W.G. Sebald. Austerlitz. The Emigrants

photo: Émile-Alexandre Taskin and Adèle Isaac as Dr. Miracle and Antonia in the premiere of The Tales of Hoffmann, 1881 (Bibliothèque nationale de France, département Musique)

Austerlitz is a novel that subversively and gracefully explores the art and artifice of the memoir form: an unnamed narrator reports on the memoirs of a man named Austerlitz, who has only recently begun to research and discover his own past, which has been obscured from him for decades by traumatic amnesia, and of which virtually no traces of supporting data remain after the Holocaust. How does Austerlitz discover that past? By an obsessive study of architecture, which leads him away from the book he’s supposed to be writing, and on a quest to discover why certain kinds of railway stations, village layouts, and styles of fortification bother him so much. Memory exists in buildings; memory is made, brick by brick, image by image, word by word; memory is built at several removes from “experience” and only in fragments. It’s a view of fiction/memoir that allows fiction writers to get past the more defensive and self-limiting aspects of the fiction/memoir divide, yet challenges the assumption that fiction is only imagination, while memoir is a depository of unvarnished, authentic truth.

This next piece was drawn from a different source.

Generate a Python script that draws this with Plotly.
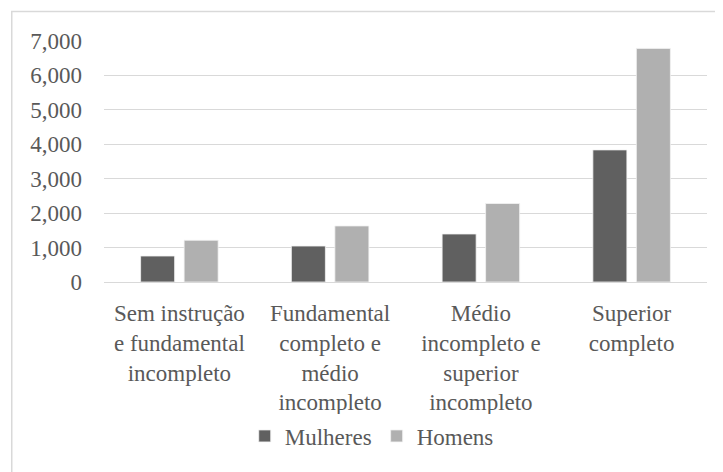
import plotly.graph_objects as go

categories = [
    "Sem instrução<br>e fundamental<br>incompleto",
    "Fundamental<br>completo e<br>médio<br>incompleto",
    "Médio<br>incompleto e<br>superior<br>incompleto",
    "Superior<br>completo",
]
mulheres = [755, 1045, 1395, 3837]
homens = [1212, 1628, 2280, 6785]
tick_vals = [0, 1000, 2000, 3000, 4000, 5000, 6000, 7000]
tick_text = ["0", "1,000", "2,000", "3,000", "4,000", "5,000", "6,000", "7,000"]

FONT = "Liberation Serif"
TXT = "#595959"

fig = go.Figure()
fig.add_trace(go.Bar(name="Mulheres", x=categories, y=mulheres,
                     marker=dict(color="#606060", line=dict(color="#f2f2f2", width=0.8))))
fig.add_trace(go.Bar(name="Homens", x=categories, y=homens,
                     marker=dict(color="#b0b0b0", line=dict(color="#f2f2f2", width=0.8))))

# page body adds an 8px offset, so the figure is sized to fill the rest of the window
fig.update_layout(
    width=715, height=464,
    margin=dict(l=96, r=16, t=33, b=190, autoexpand=False),
    paper_bgcolor="white", plot_bgcolor="white",
    barmode="group", bargap=0.423, bargroupgap=0.218,
    font=dict(family=FONT, size=23, color=TXT),
    showlegend=True,
    legend=dict(orientation="h", x=0.444, xanchor="center", y=-0.639, yanchor="middle",
                font=dict(family=FONT, size=23, color=TXT), itemwidth=30,
                tracegroupgap=0, traceorder="normal"),
    shapes=[dict(type="rect", xref="paper", yref="paper",
                 x0=-0.153, x1=1.03, y0=-0.80, y1=1.122,
                 line=dict(color="#d9d9d9", width=1.5), layer="below")],
)
fig.update_yaxes(range=[0, 7000], tickvals=tick_vals, ticktext=tick_text,
                 showgrid=True, gridcolor="#d9d9d9", gridwidth=1.3, automargin=False,
                 zeroline=False, showline=False, ticks="", ticklabelstandoff=21,
                 tickfont=dict(family=FONT, size=23, color=TXT))
fig.update_xaxes(showline=True, linecolor="#d9d9d9", linewidth=1.3, ticks="",
                 ticklabelstandoff=10, tickangle=0, automargin=False,
                 tickfont=dict(family=FONT, size=23, color=TXT))

fig.write_html("out.html")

And, reading The Emigrants during jury duty in October 2010:

For The Emigrants, add to “architecture” the words “photography,” “painting,” “journal-keeping,” and any number of other words that serve as tools for, metaphors for, and/or obliterations of (that last, very important) the processes of memory-making. Sebald questions the artistic means by which people create, keep, resuscitate, alter, and destroy memories. You need only note the amusing motif of Vladimir Nabokov, memoirist/fictioneer extraordinaire, popping up at crucial junctures in everybody’s memories with his butterfly net in hand, to realize how thoroughly Sebald means to ask how and why one remembers That Which Must Not Be Forgotten.